## WORK TO DO
Starting at the first line of the listing below, retype each line up to and including the one that contains "import pandas as pd". Leave pictures out.
##############################
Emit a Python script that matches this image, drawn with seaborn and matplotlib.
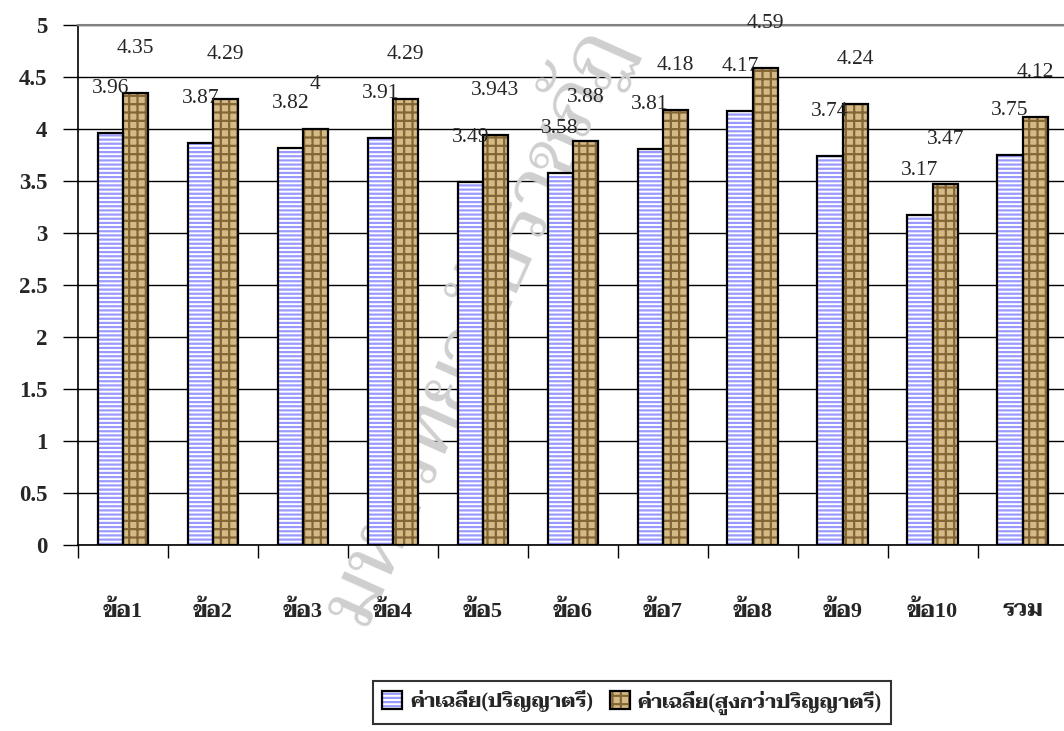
import matplotlib
matplotlib.use("Agg")
import matplotlib.pyplot as plt
from matplotlib.patches import Patch, Rectangle
from matplotlib.legend_handler import HandlerTuple
import seaborn as sns
import pandas as pd

# data
items = ['ข้อ1', 'ข้อ2', 'ข้อ3', 'ข้อ4', 'ข้อ5', 'ข้อ6', 'ข้อ7', 'ข้อ8', 'ข้อ9', 'ข้อ10', 'รวม']
bachelor = [3.96, 3.87, 3.82, 3.91, 3.49, 3.58, 3.81, 4.17, 3.74, 3.17, 3.75]
higher = [4.35, 4.29, 4.00, 4.29, 3.943, 3.88, 4.18, 4.59, 4.24, 3.47, 4.12]
series = ['ค่าเฉลี่ย(ปริญญาตรี)', 'ค่าเฉลี่ย(สูงกว่าปริญญาตรี)']
yticks = [0, 0.5, 1, 1.5, 2, 2.5, 3, 3.5, 4, 4.5, 5]
watermark = 'มหาวิทยาลัยราชภัฏ'

df = pd.DataFrame({
    'item': items * 2,
    'value': bachelor + higher,
    'group': [series[0]] * len(items) + [series[1]] * len(items),
})

sns.set_style('white')
# Liberation Serif for digits, Taviraj picks up the Thai glyphs
plt.rcParams['font.family'] = ['Liberation Serif', 'Taviraj']
plt.rcParams['hatch.linewidth'] = 1.6

fig = plt.figure(figsize=(10.64, 7.31), dpi=100)
ax = fig.add_axes([0.0733, 0.2544, 0.93, 0.7114])

# face colour, hatch, hatch colour per series
styles = [('white', '----', '#9999ff'), ('#d4bb86', '++', '#846636')]

sns.barplot(data=df, x='item', y='value', hue='group', order=items, hue_order=series,
            width=0.56, gap=0, palette=['white', '#d4bb86'], legend=False, ax=ax)

for cont, (fc, hatch, hc) in zip(ax.containers, styles):
    for p in cont.patches:
        p.set_facecolor(fc)
        p.set_hatch(hatch)
        p.set_edgecolor(hc)
        p.set_linewidth(0)
        p.set_zorder(2)
        ax.add_patch(Rectangle(p.get_xy(), p.get_width(), p.get_height(), fill=False,
                               edgecolor='black', lw=1.6, zorder=3))
    labels = ['{:g}'.format(v) for v in cont.datavalues]
    for p, lab in zip(cont.patches, labels):
        ax.annotate(lab, (p.get_x() + p.get_width() / 2, p.get_height()),
                    xytext=(0, 32), textcoords='offset points', ha='center', va='center',
                    fontsize=15.5, zorder=4)

ax.set_ylim(0, 5)
ax.set_xlim(-0.5, len(items) - 0.5)
ax.set_yticks(yticks)
ax.set_yticklabels(['{:g}'.format(t) for t in yticks], fontsize=16.5, fontweight='bold')
ax.set_axisbelow(True)
ax.yaxis.grid(True, color='black', lw=1.0)
ax.tick_params(axis='y', left=True, length=11, width=1.0, color='black', pad=11)

# category ticks sit between groups, labels centred far below the axis
ax.set_xticks(range(len(items)))
ax.set_xticklabels(items, fontsize=16, fontweight='bold')
ax.set_xticks([i - 0.5 for i in range(len(items) + 1)], minor=True)
ax.tick_params(axis='x', which='major', length=0, pad=40)
ax.tick_params(axis='x', which='minor', bottom=True, length=9, width=1.0, color='black')
ax.set_xlabel('')
ax.set_ylabel('')

for side in ['left', 'bottom']:
    ax.spines[side].set_color('black')
    ax.spines[side].set_linewidth(1.2)
ax.spines['top'].set_color('#808080')
ax.spines['top'].set_linewidth(1.5)
ax.spines['right'].set_visible(False)

ax.text(3.9, 2.1, watermark, rotation=66, fontsize=58, color='#cfcfcf',
        ha='center', va='center', zorder=1)

handles = [(Patch(facecolor=fc, hatch=h, edgecolor=hc, lw=0),
            Patch(fill=False, edgecolor='black', lw=1.6)) for fc, h, hc in styles]
leg = fig.legend(handles, series, loc='upper center', bbox_to_anchor=(0.594, 0.068),
                 handler_map={tuple: HandlerTuple(ndivide=1)}, ncol=2, frameon=True,
                 fancybox=False, edgecolor='black', handlelength=1.0, handleheight=1.0,
                 handletextpad=0.4, columnspacing=0.8, borderpad=0.45, borderaxespad=0,
                 prop={'size': 14.5, 'weight': 'bold'})
leg.get_frame().set_linewidth(1.5)

fig.savefig('out.png', dpi=100)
##############################
## OUTPUT OF THE EXERCISE
Emit a Python script that matches this image, drawn with seaborn and matplotlib.
import matplotlib
matplotlib.use("Agg")
import matplotlib.pyplot as plt
from matplotlib.patches import Patch, Rectangle
from matplotlib.legend_handler import HandlerTuple
import seaborn as sns
import pandas as pd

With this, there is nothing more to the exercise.